Knee-high to a loosehead: Charlie, Grandad and me
A sad time for Welsh rugby was compounded by the loss this week of Tony ‘Charlie’ Faulkner. Like many of you, I’ve been watching the Slammed series on telly, as a retreat into nostalgia helps to take the sting out of the current trials of following the Wales team.
Charlie was the only member of the 70s side I was lucky enough to see play in person. Famously of uncertain vintage, Charlie was coaching Newport RFC in the early 80s but could still be called upon to pull on a jersey and give a loosehead masterclass should the need arise.
As a rugby-mad 9-yr-old, Saturdays were the focus of my existence. My grandad, Idwal, and I were members at Moseley RFC in Birmingham and would go on the bus to all the home games. The journey held special anticipation if a Welsh side were playing, and our allegiance would switch for the afternoon.
Before the Newport game, an announcement came over the Tannoy that there was a change to the team and a replacement prop would be starting. As a cheer went up around the Reddings, Grandad explained that I would be witnessing a great of the game.
Lesson in life
Grandad had come from Tylorstown to teach at Cockshut Hill Secondary Modern and one of his pupils, John White, had gone on to become coach at Moseley. This meant we had a pass for the players’ lounge after the games and my autograph book filled up with storied players from across England and Wales.
These formative afternoons were when the culture of rugby seeped into me, as much as a love for the game itself. Watching gigantic locks who had spent all afternoon causing each other as much damage as possible share a beer afterwards was a lesson in life.
Mostly, though, I remember how kind the players were to an awestruck kid nervously asking for signatures. Often I’d be asked to hold a pint whilst a player signed my book and be told,
‘Have a sip, then!’
On one occasion Llanelli had lost to Moseley and their pack was sat around a table at the far end of the lounge mulling over the performance. Oblivious to their angst, I approached with my book and was commanded by Phil May, Welsh international and club captain to pull up a chair.
‘Do you play?’ he asked, signing me book and passing it on to his teammates.
‘Yes, Mr. May.’
‘Really, what position?’
‘Number 8, Mr. May.’
Shooting an accusatory glance at his defeated back row, the Stradey legend gave me a story to tell for life.
‘What are you doing next Saturday?’
After the Newport game, grandad was in high spirits. Whilst I was under instructions to reply ‘three pints’ to any enquiries from Grandma as to his consumption, this was very much an estimate rather than a measurement.
As the evening wore on his schoolmasterly bearing would slip and he’d regale his pals with tales of astonishing misbehaviour in North Africa during WW2. I’d go unnoticed, far below eye level, and taking care not to remind him I was there lest he moderated the storylines.

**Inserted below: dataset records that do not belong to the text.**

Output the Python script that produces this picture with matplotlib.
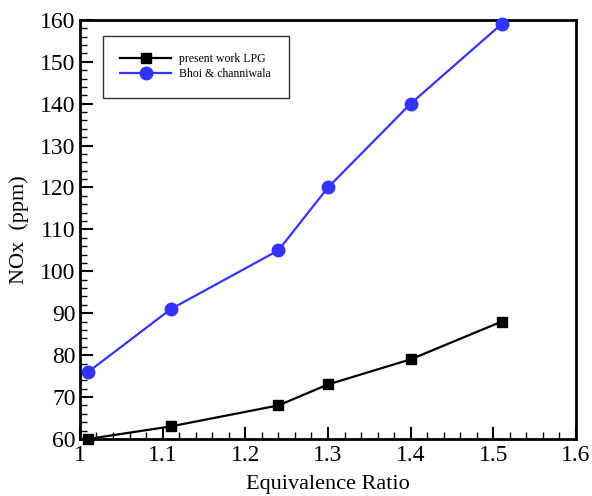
import matplotlib
matplotlib.use("Agg")
import matplotlib.pyplot as plt
from matplotlib.ticker import MultipleLocator

plt.rcParams['font.family'] = ['Liberation Serif', 'DejaVu Serif']

# data
phi_lpg = [1.01, 1.11, 1.24, 1.30, 1.40, 1.51]
nox_lpg = [60, 63, 68, 73, 79, 88]
phi_bhoi = [1.01, 1.11, 1.24, 1.30, 1.40, 1.51]
nox_bhoi = [76, 91, 105, 120, 140, 159]

fig = plt.figure(figsize=(5.92, 4.96), dpi=100)
ax = fig.add_axes([0.135, 0.115, 0.838, 0.845])

ax.plot(phi_lpg, nox_lpg, color='black', marker='s', markersize=7, lw=1.6,
        label='present work LPG', clip_on=False, zorder=3)
ax.plot(phi_bhoi, nox_bhoi, color='#3333ff', marker='o', markersize=9, lw=1.6,
        label='Bhoi & channiwala', clip_on=False, zorder=3)

ax.set_xlim(1, 1.6)
ax.set_ylim(60, 160)
ax.xaxis.set_minor_locator(MultipleLocator(0.02))
ax.yaxis.set_major_locator(MultipleLocator(10))
ax.yaxis.set_minor_locator(MultipleLocator(2))
ax.set_xticks([1, 1.1, 1.2, 1.3, 1.4, 1.5, 1.6])
ax.set_xticklabels(['1', '1.1', '1.2', '1.3', '1.4', '1.5', '1.6'])
ax.tick_params(which='both', direction='in', top=False, right=False,
               labelsize=17, width=1.5)
ax.tick_params(axis='x', pad=4)
ax.tick_params(axis='y', pad=3)
ax.tick_params(which='major', length=9)
ax.tick_params(which='minor', length=5, width=1)
for s in ax.spines.values():
    s.set_linewidth(2)

ax.set_xlabel('Equivalence Ratio', fontsize=16, labelpad=7)
ax.set_ylabel('NOx  (ppm)', fontsize=16, labelpad=8)

leg = ax.legend(loc='upper left', bbox_to_anchor=(0.046, 0.962), fontsize=8.5,
                frameon=True, fancybox=False, edgecolor='black',
                handlelength=4.3, borderpad=1.5, borderaxespad=0,
                labelspacing=0.2, handletextpad=0.7, markerscale=1.0)
leg.get_frame().set_linewidth(1)

fig.savefig('out.png', dpi=100)
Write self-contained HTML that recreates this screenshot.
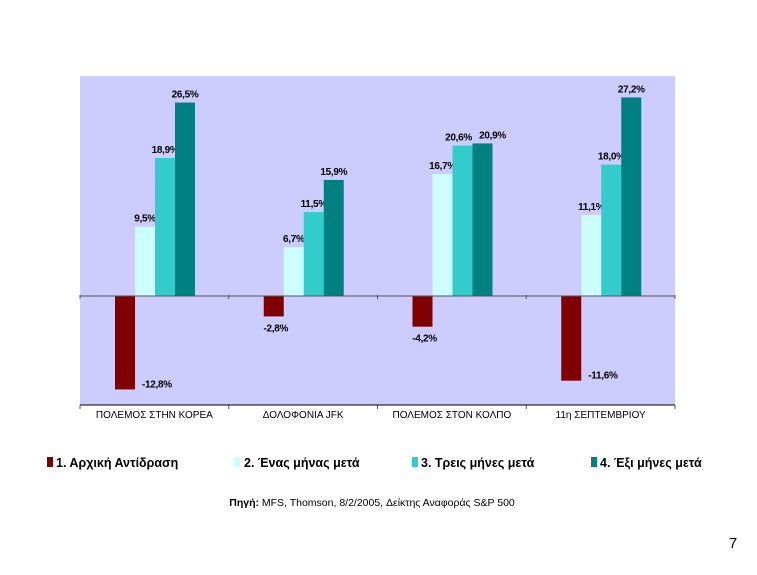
<!DOCTYPE html>
<html><head><meta charset="utf-8"><style>
body{margin:0;background:#fff;width:757px;height:570px;overflow:hidden;font-family:"Liberation Sans",sans-serif}
svg text{font-family:"Liberation Sans",sans-serif}
</style></head><body>
<svg width="757" height="570" id="chart">
<rect x="80" y="76" width="595" height="329" fill="#CCCCFF"/>
<g id="bars"></g>
<line x1="80" y1="405" x2="675" y2="405" stroke="#000" stroke-width="1"/>
<g id="legend" font-size="12.5" font-weight="bold">
<rect x="47" y="457" width="6" height="10" fill="#800000"/>
<text x="56" y="467">1. Αρχική Αντίδραση</text>
<rect x="234" y="457" width="6" height="10" fill="#CCFFFF"/>
<text x="244" y="467">2. Ένας μήνας μετά</text>
<rect x="412" y="457" width="6" height="10" fill="#33CCCC"/>
<text x="421" y="467">3. Τρεις μήνες μετά</text>
<rect x="591" y="457" width="6" height="10" fill="#008080"/>
<text x="600" y="467">4. Έξι μήνες μετά</text>
</g>
<text x="372" y="506" text-anchor="middle" font-size="10.5"><tspan font-weight="bold">Πηγή:</tspan> MFS, Thomson, 8/2/2005, Δείκτης Αναφοράς S&amp;P 500</text>
<text x="733" y="548" text-anchor="middle" font-size="15">7</text>
</svg>
<script>
const categories = ["ΠΟΛΕΜΟΣ ΣΤΗΝ ΚΟΡΕΑ","ΔΟΛΟΦΟΝΙΑ JFK","ΠΟΛΕΜΟΣ ΣΤΟΝ ΚΟΛΠΟ","11η ΣΕΠΤΕΜΒΡΙΟΥ"];
const initialReaction = [-12.8,-2.8,-4.2,-11.6];
const oneMonth = [9.5,6.7,16.7,11.1];
const threeMonths = [18.9,11.5,20.6,18.0];
const sixMonths = [26.5,15.9,20.9,27.2];
const seriesColors = ["#800000","#CCFFFF","#33CCCC","#008080"];
const series = [initialReaction, oneMonth, threeMonths, sixMonths];
const left=80, right=675, zeroY=296, pxPer=7.3, groupW=(right-left)/categories.length, barW=20, gap=35;
function yScale(v){return zeroY - v*pxPer;}
const NS="http://www.w3.org/2000/svg";
const g=document.getElementById('bars');
function mk(tag,attrs){const e=document.createElementNS(NS,tag);for(const k in attrs)e.setAttribute(k,attrs[k]);g.appendChild(e);return e;}
function fmt(v){return v.toFixed(1).replace('.',',')+'%';}
categories.forEach((c,i)=>{
  const gx=left+i*groupW;
  series.forEach((s,j)=>{
    const v=s[i];const x=gx+gap+j*barW;
    const y=Math.min(yScale(v),zeroY), h=Math.abs(yScale(v)-zeroY);
    const r=mk('rect',{x:x,y:y,width:barW,height:h,fill:seriesColors[j]});
    
    
    let tx,ty,anchor='middle';
    if(v>=0){
      tx=x+barW/2;ty=yScale(v)-5;
      // avoid overlap between neighbouring labels of similar height
      if(j>=1 && j<series.length-1 && Math.abs(yScale(v)-yScale(series[j+1][i]))<14) tx-=4;
      if(j>=2 && Math.abs(yScale(v)-yScale(series[j-1][i]))<14) tx+=10;
    }
    else if(v<-8){tx=x+barW+7;ty=yScale(v)-2;anchor='start';}
    else{tx=x+barW/2+2;ty=yScale(v)+15;}
    const t=mk('text',{x:tx,y:ty,'text-anchor':anchor,'font-size':'10','font-weight':'bold','letter-spacing':'-0.3'});
    t.textContent=fmt(v);
    
    
  });
  const cl=mk('text',{x:gx+groupW/2,y:418,'text-anchor':'middle','font-size':'10'});
  cl.textContent=c;
  
  
});
const zl=mk('line',{x1:left,y1:zeroY,x2:right,y2:zeroY,stroke:'#555','stroke-width':1});


for(let i=0;i<=categories.length;i++){
  const x=left+i*groupW;
  const t1=mk('line',{x1:x,y1:zeroY-1,x2:x,y2:zeroY+3,stroke:'#555'});
  
  
  const t2=mk('line',{x1:x,y1:405,x2:x,y2:409,stroke:'#555'});
  
  
}
</script>
</body></html>
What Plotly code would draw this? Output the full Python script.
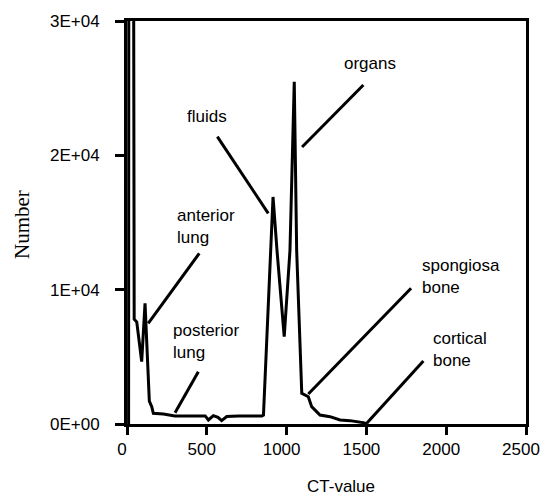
import plotly.graph_objects as go

# Histogram data (CT-value vs number of voxels)
ct_value = [10, 12, 38, 45, 61, 92, 113, 140, 155, 165, 228, 300, 490, 510, 541, 570, 593, 625,
            700, 845, 855, 915, 940, 985, 1021, 1048, 1063, 1095, 1136, 1157, 1209, 1272,
            1335, 1397, 1481, 1505]
number = [0, 60000, 60000, 7800, 7600, 4650, 8980, 1700, 1290, 800, 740, 600, 600, 300, 620,
          500, 250, 560, 600, 600, 670, 16900, 12900, 6500, 12900, 25480, 12950, 2285, 2030,
          1290, 670, 545, 300, 250, 100, 0]

# Axis ticks
x_ticks = [0, 500, 1000, 1500, 2000, 2500]
x_tick_labels = ["0", "500", "1000", "1500", "2000", "2500"]
y_ticks = [0, 10000, 20000, 30000]
y_tick_labels = ["0E+00", "1E+04", "2E+04", "3E+04"]

# Tissue labels (text, left x, middle y in data units)
label_text = ["organs", "fluids", "anterior<br>lung", "posterior<br>lung",
              "spongiosa<br>bone", "cortical<br>bone"]
label_x = [1345, 363, 301, 274, 1836, 1903]
label_y = [26873, 22928, 14702, 6141, 10995, 5523]

# Pointer lines (from label end to curve feature)
ptr_x0 = [1481, 566, 453, 447, 1780, 1857]
ptr_y0 = [25236, 21387, 12707, 3893, 10101, 4690]
ptr_x1 = [1097, 885, 133, 301, 1136, 1502]
ptr_y1 = [20620, 15685, 7496, 841, 2233, 52]

fig = go.Figure()
fig.add_trace(go.Scatter(x=ct_value, y=number, mode="lines",
                         line=dict(color="black", width=3), showlegend=False,
                         hoverinfo="skip"))

for i in range(len(ptr_x0)):
    fig.add_shape(type="line", xref="x", yref="y",
                  x0=ptr_x0[i], y0=ptr_y0[i], x1=ptr_x1[i], y1=ptr_y1[i],
                  line=dict(color="black", width=3))

for t, x, y in zip(label_text, label_x, label_y):
    fig.add_annotation(x=x, y=y, xref="x", yref="y", text=t, showarrow=False,
                       xanchor="left", yanchor="middle", align="left",
                       font=dict(family="Liberation Sans, Arial", size=17, color="black"))

fig.add_annotation(x=0.536, y=-0.156, xref="paper", yref="paper", text="CT-value",
                   showarrow=False, xanchor="center", yanchor="middle",
                   font=dict(family="Liberation Sans, Arial", size=17, color="black"))
fig.add_annotation(x=-0.263, y=0.494, xref="paper", yref="paper", text="Number",
                   showarrow=False, xanchor="center", yanchor="middle", textangle=-90,
                   font=dict(family="Liberation Serif, Times New Roman", size=21, color="black"))

axis_common = dict(showgrid=False, zeroline=False, showline=True, linecolor="black",
                   linewidth=3, mirror=True, ticks="outside", tickcolor="black",
                   tickwidth=3, automargin=False,
                   tickfont=dict(family="Liberation Sans, Arial", size=17, color="black"))

fig.update_xaxes(range=[0, 2500], tickvals=x_ticks, ticktext=x_tick_labels, ticklen=8,
                 ticklabelshift=-5, ticklabeloverflow="allow", **axis_common)
fig.update_yaxes(range=[0, 30000], tickvals=y_ticks, ticktext=y_tick_labels, ticklen=9,
                 ticklabelstandoff=12, **axis_common)

fig.update_layout(width=541, height=495, margin=dict(l=127, r=15, t=21, b=71),
                  plot_bgcolor="white", paper_bgcolor="white")

# remove the default page margin so the figure fills the window exactly
fig.write_html("out.html", config={"displayModeBar": False},
               post_script="document.body.style.margin='0';document.body.style.overflow='hidden';")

That evening, though, he was keen to show me something. Fishing a silver box out from his pocket he opened it to show me his angina pills.
‘What colour are these, Ben?’ he asked.
‘No, they’re pink!’
Turning to his pal Horace, he asked again.
‘What colour are these, H?’
‘See, told you they were pink.’
‘They aren’t, Grandad, they’re yellow!’
He proceeded to show the pill box to nearly every player in the room and all of them confirmed that the tiny yellow pills were, in fact, pink.
There must be something wrong with me, I thought. Perhaps my eyes have gone, or I’m going mad!
Eventually, he tapped a thickset man on the shoulder.
‘Charlie, what colour are these pills?’
This was the moment of truth. The final arbiter would be the man Grandad had told me was the finest loosehead prop in the world; a British Lion and member of the greatest front row ever to play the game.
But then I rumbled it. Positioned between me and the garlanded scrummager, Grandad was frantically mouthing ‘pink’ at him.
‘They’re pink, they are, ‘ he replied.